Wednesday, March 14, 2007

Immanuel Kant "Groundwork of the Metaphysic of Morals"

If you have yet to breathe the crisp, chilly, unforgivably Nordic air of Kantian philosophy, this would be the place to begin; it will prepare you for the lung-searing experience of the Critique of Practical Reason, although not for the subzero temperatures of the Critique of Pure Reason. To mix my silly metaphors even further, think of the Critique of Pure Reason as Mt. Everest; it's the most difficult and rewarding of Kant's works, at least, in my opinion. But, you have to work up to it. Okay, let's just shoot the metaphors in the head, so to speak.

Here we have Kant's preliminary ideas that would eventually lead up to the Critique of Practical Reason. Here he first puts forth the Categorical Imperative, which seeks to give a reasonable and coherent standard for ethics. According to Kant, there are three sorts of philosophy: Logic deals with the purely subjective a priori workings of the mind, while Ethics and Physics deal with both the subjective and the empirical worlds, the physical and mental realms together.

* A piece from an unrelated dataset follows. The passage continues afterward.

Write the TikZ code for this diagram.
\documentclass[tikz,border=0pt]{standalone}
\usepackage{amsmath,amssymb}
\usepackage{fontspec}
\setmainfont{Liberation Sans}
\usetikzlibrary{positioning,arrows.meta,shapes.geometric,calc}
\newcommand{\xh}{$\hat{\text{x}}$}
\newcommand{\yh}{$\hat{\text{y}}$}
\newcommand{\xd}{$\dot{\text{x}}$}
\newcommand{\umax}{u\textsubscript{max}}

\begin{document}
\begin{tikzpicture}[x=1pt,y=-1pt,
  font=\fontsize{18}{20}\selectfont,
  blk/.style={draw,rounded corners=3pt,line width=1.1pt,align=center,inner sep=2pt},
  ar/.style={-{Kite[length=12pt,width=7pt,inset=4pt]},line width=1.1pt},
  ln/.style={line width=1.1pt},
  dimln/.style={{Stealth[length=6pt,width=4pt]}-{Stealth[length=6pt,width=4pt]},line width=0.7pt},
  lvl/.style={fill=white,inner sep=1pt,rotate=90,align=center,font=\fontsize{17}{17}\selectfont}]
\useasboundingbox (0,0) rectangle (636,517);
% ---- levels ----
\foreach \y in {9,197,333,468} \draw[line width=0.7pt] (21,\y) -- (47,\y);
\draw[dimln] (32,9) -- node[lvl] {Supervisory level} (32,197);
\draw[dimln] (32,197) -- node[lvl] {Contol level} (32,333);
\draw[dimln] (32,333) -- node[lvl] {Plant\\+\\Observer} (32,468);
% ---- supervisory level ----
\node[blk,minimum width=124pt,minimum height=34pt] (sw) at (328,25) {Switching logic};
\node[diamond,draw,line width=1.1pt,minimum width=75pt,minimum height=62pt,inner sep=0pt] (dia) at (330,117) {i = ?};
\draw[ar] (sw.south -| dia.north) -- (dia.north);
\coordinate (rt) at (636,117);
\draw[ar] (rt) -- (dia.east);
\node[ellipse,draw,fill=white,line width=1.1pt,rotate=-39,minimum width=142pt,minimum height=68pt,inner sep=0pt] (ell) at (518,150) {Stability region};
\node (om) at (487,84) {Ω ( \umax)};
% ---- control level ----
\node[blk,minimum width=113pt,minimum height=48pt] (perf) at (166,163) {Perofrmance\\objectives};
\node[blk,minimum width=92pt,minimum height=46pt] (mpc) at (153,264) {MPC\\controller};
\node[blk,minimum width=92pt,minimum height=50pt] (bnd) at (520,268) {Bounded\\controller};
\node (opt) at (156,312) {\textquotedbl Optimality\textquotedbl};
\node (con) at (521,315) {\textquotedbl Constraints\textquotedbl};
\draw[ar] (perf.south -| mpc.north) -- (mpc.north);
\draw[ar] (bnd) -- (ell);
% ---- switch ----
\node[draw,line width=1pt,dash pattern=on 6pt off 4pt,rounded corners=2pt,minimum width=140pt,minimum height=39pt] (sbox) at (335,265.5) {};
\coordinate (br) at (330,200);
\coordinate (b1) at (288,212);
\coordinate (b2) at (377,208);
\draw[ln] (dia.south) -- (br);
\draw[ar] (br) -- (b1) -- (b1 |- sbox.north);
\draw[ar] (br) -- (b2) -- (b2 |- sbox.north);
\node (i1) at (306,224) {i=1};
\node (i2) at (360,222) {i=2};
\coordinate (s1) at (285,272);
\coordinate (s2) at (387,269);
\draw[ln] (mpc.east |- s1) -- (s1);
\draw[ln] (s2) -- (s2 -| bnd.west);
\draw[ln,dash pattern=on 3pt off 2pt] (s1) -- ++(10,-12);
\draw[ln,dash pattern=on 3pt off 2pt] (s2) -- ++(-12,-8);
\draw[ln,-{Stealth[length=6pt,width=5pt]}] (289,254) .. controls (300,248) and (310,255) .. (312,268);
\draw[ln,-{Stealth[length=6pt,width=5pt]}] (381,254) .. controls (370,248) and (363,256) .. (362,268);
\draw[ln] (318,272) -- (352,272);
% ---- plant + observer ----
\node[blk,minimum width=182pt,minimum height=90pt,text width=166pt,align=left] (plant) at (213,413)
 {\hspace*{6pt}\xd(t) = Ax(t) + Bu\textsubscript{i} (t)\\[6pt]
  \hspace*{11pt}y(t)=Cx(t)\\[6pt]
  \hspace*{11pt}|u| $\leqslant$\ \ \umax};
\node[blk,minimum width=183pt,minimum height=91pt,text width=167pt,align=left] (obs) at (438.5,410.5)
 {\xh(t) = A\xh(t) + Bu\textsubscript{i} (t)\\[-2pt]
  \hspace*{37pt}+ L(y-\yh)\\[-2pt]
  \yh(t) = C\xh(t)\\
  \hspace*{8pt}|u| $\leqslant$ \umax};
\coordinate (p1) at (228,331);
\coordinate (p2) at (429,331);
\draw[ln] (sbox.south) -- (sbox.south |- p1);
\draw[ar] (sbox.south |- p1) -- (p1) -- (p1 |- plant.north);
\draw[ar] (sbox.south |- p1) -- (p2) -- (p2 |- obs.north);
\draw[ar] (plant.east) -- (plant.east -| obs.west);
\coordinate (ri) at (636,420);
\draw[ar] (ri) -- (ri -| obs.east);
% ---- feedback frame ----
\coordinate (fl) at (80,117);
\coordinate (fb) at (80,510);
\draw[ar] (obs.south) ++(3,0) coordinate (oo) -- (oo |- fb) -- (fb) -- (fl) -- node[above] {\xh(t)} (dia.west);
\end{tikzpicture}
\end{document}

This brings Kant to what we can call the Big Problem. The Big Problem beguiles philosophers from Descartes until today, and is often called "the problem of free will". Essentially, the problem is that everything in the physical world acts in ways that are determined by the laws of nature, except us. We're part of the physical world, and yet, we believe that we have free will, and actually, if we don't have free will, all standards of ethics are meaningless. The problem, in Kant's words is that, "the freedom attributed to the will seems incompatible with the necessity of nature." The Big Problem has become even more difficult the more we understand neural physiology, because the explanation of what should constitute free will becomes even more mechanistic and in line with natural laws. We still can't quantify free will.

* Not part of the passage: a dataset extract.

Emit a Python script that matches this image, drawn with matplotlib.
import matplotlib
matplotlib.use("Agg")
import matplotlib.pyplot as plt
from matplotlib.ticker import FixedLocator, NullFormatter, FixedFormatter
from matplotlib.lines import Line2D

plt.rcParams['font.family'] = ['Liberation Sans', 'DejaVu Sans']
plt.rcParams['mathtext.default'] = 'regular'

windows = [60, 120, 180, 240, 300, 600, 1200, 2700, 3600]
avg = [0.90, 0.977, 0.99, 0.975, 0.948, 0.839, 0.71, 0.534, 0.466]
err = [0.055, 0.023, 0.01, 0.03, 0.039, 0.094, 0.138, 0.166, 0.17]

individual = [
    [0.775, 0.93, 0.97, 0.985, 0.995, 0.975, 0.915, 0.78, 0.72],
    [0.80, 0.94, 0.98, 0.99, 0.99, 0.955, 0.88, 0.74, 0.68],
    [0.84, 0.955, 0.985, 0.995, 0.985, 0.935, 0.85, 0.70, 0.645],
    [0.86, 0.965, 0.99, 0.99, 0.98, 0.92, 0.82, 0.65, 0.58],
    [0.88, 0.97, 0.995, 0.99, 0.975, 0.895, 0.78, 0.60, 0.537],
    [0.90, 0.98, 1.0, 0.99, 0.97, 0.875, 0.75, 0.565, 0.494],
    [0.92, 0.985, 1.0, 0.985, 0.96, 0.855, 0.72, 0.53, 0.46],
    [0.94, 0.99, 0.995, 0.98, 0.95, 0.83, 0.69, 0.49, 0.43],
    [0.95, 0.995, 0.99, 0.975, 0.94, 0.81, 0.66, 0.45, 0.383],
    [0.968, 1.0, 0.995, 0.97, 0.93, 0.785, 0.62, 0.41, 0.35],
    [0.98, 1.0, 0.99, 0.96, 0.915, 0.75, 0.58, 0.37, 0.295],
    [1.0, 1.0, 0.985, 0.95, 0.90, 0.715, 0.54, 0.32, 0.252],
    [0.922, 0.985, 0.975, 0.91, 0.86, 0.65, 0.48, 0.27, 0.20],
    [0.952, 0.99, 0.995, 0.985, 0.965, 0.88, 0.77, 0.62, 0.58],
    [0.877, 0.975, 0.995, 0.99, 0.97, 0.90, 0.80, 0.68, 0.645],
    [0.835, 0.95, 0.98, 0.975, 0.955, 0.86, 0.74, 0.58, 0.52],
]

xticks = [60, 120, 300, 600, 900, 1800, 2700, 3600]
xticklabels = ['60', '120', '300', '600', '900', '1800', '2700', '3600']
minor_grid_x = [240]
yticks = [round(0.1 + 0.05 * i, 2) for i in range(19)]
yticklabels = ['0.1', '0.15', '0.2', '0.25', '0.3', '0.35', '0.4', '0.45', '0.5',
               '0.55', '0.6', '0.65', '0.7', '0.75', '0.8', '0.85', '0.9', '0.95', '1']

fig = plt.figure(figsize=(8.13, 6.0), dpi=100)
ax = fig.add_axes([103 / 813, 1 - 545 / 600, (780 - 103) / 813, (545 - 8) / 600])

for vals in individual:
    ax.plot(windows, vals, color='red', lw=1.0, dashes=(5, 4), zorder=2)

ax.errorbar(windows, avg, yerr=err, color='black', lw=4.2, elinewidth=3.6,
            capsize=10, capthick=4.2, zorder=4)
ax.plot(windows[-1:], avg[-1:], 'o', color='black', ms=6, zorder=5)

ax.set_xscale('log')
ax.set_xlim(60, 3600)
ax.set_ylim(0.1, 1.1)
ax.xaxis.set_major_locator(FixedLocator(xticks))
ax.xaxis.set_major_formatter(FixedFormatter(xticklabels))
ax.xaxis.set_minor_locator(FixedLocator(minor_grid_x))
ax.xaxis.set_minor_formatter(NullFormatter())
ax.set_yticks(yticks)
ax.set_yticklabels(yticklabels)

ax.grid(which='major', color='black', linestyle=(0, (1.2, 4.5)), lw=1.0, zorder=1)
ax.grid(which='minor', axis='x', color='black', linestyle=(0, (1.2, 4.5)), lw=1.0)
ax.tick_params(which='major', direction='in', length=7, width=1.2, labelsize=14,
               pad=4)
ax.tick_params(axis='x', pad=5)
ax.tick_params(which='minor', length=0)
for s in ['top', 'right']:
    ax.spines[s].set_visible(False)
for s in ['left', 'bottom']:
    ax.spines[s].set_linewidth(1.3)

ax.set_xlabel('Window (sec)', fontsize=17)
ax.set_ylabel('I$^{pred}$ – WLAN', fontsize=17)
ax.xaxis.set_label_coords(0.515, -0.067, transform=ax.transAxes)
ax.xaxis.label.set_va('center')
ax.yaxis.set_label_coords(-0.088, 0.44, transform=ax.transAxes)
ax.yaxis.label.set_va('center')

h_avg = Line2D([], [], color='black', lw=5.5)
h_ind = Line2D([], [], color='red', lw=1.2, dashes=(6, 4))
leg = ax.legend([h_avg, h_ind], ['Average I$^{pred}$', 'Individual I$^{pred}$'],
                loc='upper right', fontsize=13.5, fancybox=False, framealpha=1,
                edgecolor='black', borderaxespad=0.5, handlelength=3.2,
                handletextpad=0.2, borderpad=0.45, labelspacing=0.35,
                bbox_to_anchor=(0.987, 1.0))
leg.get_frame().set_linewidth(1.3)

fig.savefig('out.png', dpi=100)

For Christians, this isn't a problem- free will is the imperative of the non-physical soul. For Descartes, there seemed to be a problem mostly in how mind and body work together, but he assumed there was a soul. Actually, Kant does too, but he wants to give a reasonable standard of ethics that doesn't have to explain itself by reference to God. Also, I believe that he wants to explain why Christian ethics are completely rational to the atheists in the audience.

Does he succeed? Well, according to Arthur Schopenhauer, "Aw, hell no!"* Kant switches the terms around and gives us another unverifiable explanation for ethics. The Categorical Imperative is: "I ought never to act except in such a way that my maxims could become the basis for universal law." Or, in other words, I should do unto others as I would want people to universally do unto each other. Schopenhauer's response was actually something more like "Oh? And why exactly ought I do this?"

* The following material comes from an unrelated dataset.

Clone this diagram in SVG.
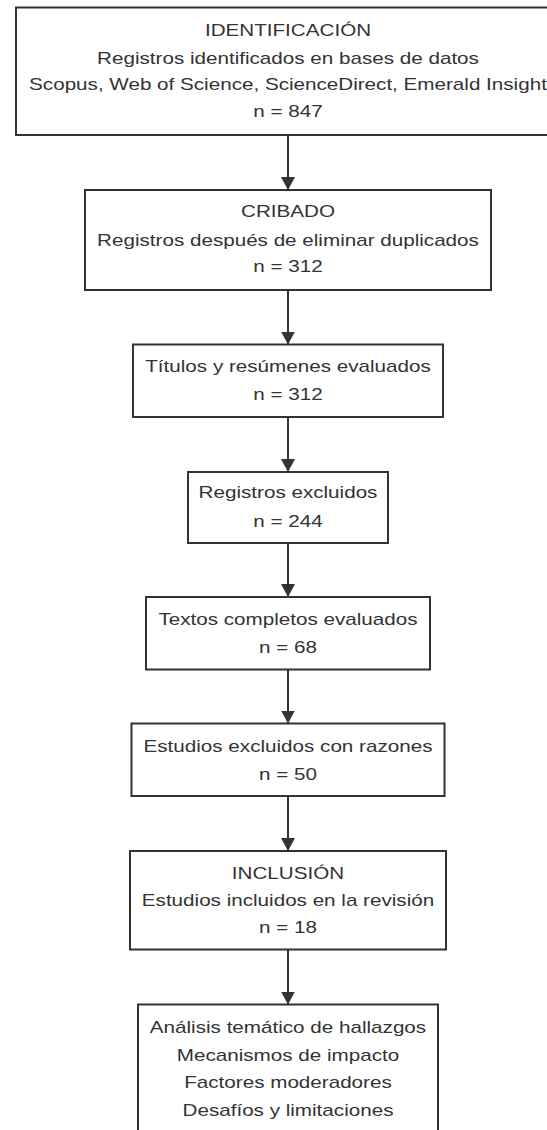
<svg xmlns="http://www.w3.org/2000/svg" width="547" height="1130" viewBox="0 0 547 1130">
<style>
.box{fill:#ffffff;stroke:#333333;stroke-width:2}
.lbl{font-family:"Liberation Sans",Arial,sans-serif;font-size:16px;fill:#333333;text-anchor:middle}
.edge{stroke:#333333;stroke-width:2;fill:none;marker-end:url(#arrow)}
</style>
<defs>
<marker id="arrow" markerUnits="userSpaceOnUse" markerWidth="14" markerHeight="14" refX="13" refY="7" orient="auto">
<path d="M0,0 L13,7 L0,14 z" fill="#333333"/>
</marker>
</defs>
<rect width="547" height="1130" fill="#ffffff"/>
<g id="connectors">
<line class="edge" x1="288" y1="135" x2="288" y2="190"/>
<line class="edge" x1="288" y1="290" x2="288" y2="344.5"/>
<line class="edge" x1="288" y1="417" x2="288" y2="472"/>
<line class="edge" x1="288" y1="543" x2="288" y2="597"/>
<line class="edge" x1="288" y1="669.5" x2="288" y2="723.5"/>
<line class="edge" x1="288" y1="796" x2="288" y2="851"/>
<line class="edge" x1="288" y1="949.5" x2="288" y2="1004.5"/>
</g>
<g id="identificacion">
<rect class="box" x="16" y="7.5" width="544" height="127.5"/>
<g class="lbl" transform="matrix(1.29 0 0 1 -83.52 0)">
<text x="288" y="36">IDENTIFICACIÓN</text>
<text x="288" y="64">Registros identificados en bases de datos</text>
<text x="288" y="90">Scopus, Web of Science, ScienceDirect, Emerald Insight</text>
<text x="288" y="117">n = 847</text>
</g>
</g>
<g id="cribado">
<rect class="box" x="85" y="190" width="406" height="100"/>
<g class="lbl" transform="matrix(1.29 0 0 1 -83.52 0)">
<text x="288" y="217.5">CRIBADO</text>
<text x="288" y="246.5">Registros después de eliminar duplicados</text>
<text x="288" y="272.5">n = 312</text>
</g>
</g>
<g id="titulos">
<rect class="box" x="133" y="344.5" width="310" height="72.5"/>
<g class="lbl" transform="matrix(1.29 0 0 1 -83.52 0)">
<text x="288" y="372">Títulos y resúmenes evaluados</text>
<text x="288" y="400">n = 312</text>
</g>
</g>
<g id="excluidos">
<rect class="box" x="188" y="472" width="200" height="71"/>
<g class="lbl" transform="matrix(1.29 0 0 1 -83.52 0)">
<text x="288" y="498.5">Registros excluidos</text>
<text x="288" y="527">n = 244</text>
</g>
</g>
<g id="textos">
<rect class="box" x="146" y="597" width="284" height="72.5"/>
<g class="lbl" transform="matrix(1.29 0 0 1 -83.52 0)">
<text x="288" y="625">Textos completos evaluados</text>
<text x="288" y="653">n = 68</text>
</g>
</g>
<g id="estudios-excluidos">
<rect class="box" x="131.5" y="723.5" width="313" height="72.5"/>
<g class="lbl" transform="matrix(1.29 0 0 1 -83.52 0)">
<text x="288" y="752.5">Estudios excluidos con razones</text>
<text x="288" y="780">n = 50</text>
</g>
</g>
<g id="inclusion">
<rect class="box" x="130" y="851" width="316" height="98.5"/>
<g class="lbl" transform="matrix(1.29 0 0 1 -83.52 0)">
<text x="288" y="879">INCLUSIÓN</text>
<text x="288" y="906.5">Estudios incluidos en la revisión</text>
<text x="288" y="933">n = 18</text>
</g>
</g>
<g id="analisis">
<rect class="box" x="138" y="1004.5" width="300" height="140"/>
<g class="lbl" transform="matrix(1.29 0 0 1 -83.52 0)">
<text x="288" y="1033">Análisis temático de hallazgos</text>
<text x="288" y="1061.5">Mecanismos de impacto</text>
<text x="288" y="1088.5">Factores moderadores</text>
<text x="288" y="1116">Desafíos y limitaciones</text>
</g>
</g>
</svg>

I'm not sure that Kant ever solves the Big Problem either, although he suggests Aesthetics as the realm in which body and mind interact in the larger Critique, which I think is an interesting answer to the Cartesian problem. As one of the atheists in the audience, I don't actually think he solved the ethical problem either, although I do think he has an interesting way of justifying ethical behavior. (It should be obvious why I got so annoyed with that tool who was talking about 'Kantian nihilism'.)

As for the Big Problem (which I've probably not summed up very well), could the solution be to extend randomness to natural law? Physics during Kant's era tended to see the universe as completely deterministic- basically a big clock. Isn't that a mistake too?

*Not an exact quote from Schopenhauer.


gregvw said...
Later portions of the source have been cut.